I agree.
6-12 months down the road, or perhaps even today with a little bit attention to the prompting, that would probably disappear and neither you or I would recognize these images as AI-made.
We are then left with the inconvenient realization that much of the photography we're used to isn't very original, at least as viewed on a computer screen. Which might feel a little uncomfortable at first, but I think in the end, it'll bring a couple of possibly more comforting ideas.
Firstly, as we all know on this forum, a computer screen is a poor facsimile of a real print - and there's still a degree of magic to seeing, fondling and admiring a real, physical print. Of course, there's no real print underlying
@Sean's examples; they're visually pleasing images as such, but no tangible artifact underlies them.

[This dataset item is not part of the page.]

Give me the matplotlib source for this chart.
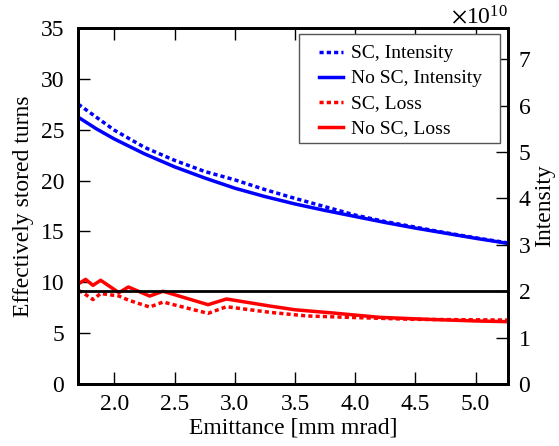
import numpy as np
import matplotlib
matplotlib.use("Agg")
import matplotlib.pyplot as plt
from matplotlib.patches import Rectangle
from matplotlib.ticker import FormatStrFormatter, ScalarFormatter

# intensity curves (right axis, units of 1e10)
EMIT_I = [1.7, 1.85, 2.0, 2.25, 2.5, 2.75, 3.0, 3.25, 3.5, 3.75, 4.0, 4.25, 4.5, 4.75, 5.0, 5.27]
INT_SC = [6.03, 5.75, 5.47, 5.10, 4.82, 4.58, 4.40, 4.19, 4.00, 3.82, 3.64, 3.50, 3.38, 3.26, 3.15, 3.04]
INT_NOSC = [5.75, 5.50, 5.28, 4.96, 4.68, 4.44, 4.22, 4.04, 3.88, 3.74, 3.61, 3.48, 3.36, 3.25, 3.14, 3.03]

# loss curves (left axis, turns)
EMIT_L_SC = [1.703, 1.761, 1.822, 1.886, 2.038, 2.116, 2.293, 2.404, 2.778, 2.931, 3.29, 3.6, 3.93, 4.48, 5.27]
LOSS_SC = [9.21, 8.80, 8.30, 8.90, 8.65, 8.25, 7.57, 8.06, 6.95, 7.60, 7.05, 6.69, 6.56, 6.36, 6.29]
EMIT_L_NOSC = [1.703, 1.761, 1.822, 1.886, 2.038, 2.116, 2.293, 2.404, 2.778, 2.931, 3.29, 3.5, 3.8, 4.2, 4.6, 5.0, 5.27]
LOSS_NOSC = [9.86, 10.29, 9.70, 10.20, 8.98, 9.54, 8.65, 9.12, 7.80, 8.36, 7.67, 7.30, 7.00, 6.56, 6.36, 6.20, 6.13]

THRESH = 2.0  # intensity level, 1e10

plt.rcParams.update({
    "font.family": ["Liberation Serif", "DejaVu Serif"],
    "mathtext.fontset": "stix",
    "font.size": 17,
    "axes.linewidth": 2.0,
    "xtick.direction": "in", "ytick.direction": "in",
    "xtick.major.size": 8.5, "ytick.major.size": 8.5,
    "xtick.major.width": 1.0, "ytick.major.width": 1.0,
    "xtick.major.pad": 7,
})

fig = plt.figure(figsize=(5.59, 4.46), dpi=100)
ax = fig.add_axes([0.140, 0.139, 0.769, 0.798])
ax2 = ax.twinx()

dash = (0, (1.2, 0.9))
lw = 2.5
h1, = ax2.plot(EMIT_I, np.array(INT_SC) * 1e10, color="blue", lw=lw, ls=dash, label="SC, Intensity")
h2, = ax2.plot(EMIT_I, np.array(INT_NOSC) * 1e10, color="blue", lw=lw, label="No SC, Intensity")
ax2.axhline(THRESH * 1e10, color="black", lw=2.0, zorder=1)
h3, = ax.plot(EMIT_L_SC, LOSS_SC, color="red", lw=lw, ls=dash, label="SC, Loss")
h4, = ax.plot(EMIT_L_NOSC, LOSS_NOSC, color="red", lw=lw, label="No SC, Loss")

ax.set_xlim(1.7, 5.27)
ax.set_ylim(0, 35)
ax2.set_ylim(0, 7.67e10)
ax.set_xticks([2.0, 2.5, 3.0, 3.5, 4.0, 4.5, 5.0])
ax.xaxis.set_major_formatter(FormatStrFormatter("%.1f"))
ax.set_yticks(range(0, 36, 5))
ax2.set_yticks(np.arange(0, 8) * 1e10)
ax2.yaxis.set_major_formatter(ScalarFormatter(useMathText=True))
ax.tick_params(top=True)
ax.tick_params(axis="y", pad=10)
ax2.tick_params(axis="y", pad=7)
ax.set_xlabel("Emittance [mm mrad]", labelpad=2)
ax.set_ylabel("Effectively stored turns", labelpad=5)
ax2.set_ylabel("Intensity", labelpad=2)
ax2.yaxis.get_offset_text().set_fontsize(17)

# legend: frame drawn separately (wide side padding, tight vertical padding)
ax2.add_patch(Rectangle((0.513, 0.677), 0.468, 0.306, transform=ax2.transAxes,
                        facecolor="white", edgecolor="#555555", lw=1.0, zorder=4.5))
leg = ax2.legend(handles=[h1, h2, h3, h4], loc="upper left", bbox_to_anchor=(0.560, 0.953),
                 fontsize=14, frameon=False, handlelength=1.25, handletextpad=0.4,
                 borderpad=0, borderaxespad=0, labelspacing=0.38)

fig.savefig("out.png", dpi=100)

Secondly, once we have acknowledge that the vast majority of the photography that's made (including by us and certainly by myself) isn't particularly original. The creative aspect and perhaps also the intrinsic value lies in the hands-on nature of the process, and/or the fact that we have shaped the end result on every step along the way. I.e. it's not just the end result that represents the value, it's also and to a large extent the road that leads up to it.
AI can't touch that.
It's a different question, though, from the one this thread started with.
Also, as to your example of the comic group you're part of - your complaint the way I see it is with this one guy who doesn't want to play by your rules. The fact that he uses AI is of lesser importance. Had he made a poor ripoff version with his own hands, or had he outsourced it to Pakistan, you might have felt quite the same. It's not the car's fault that the dog was run over. The driver had a lot to do with it.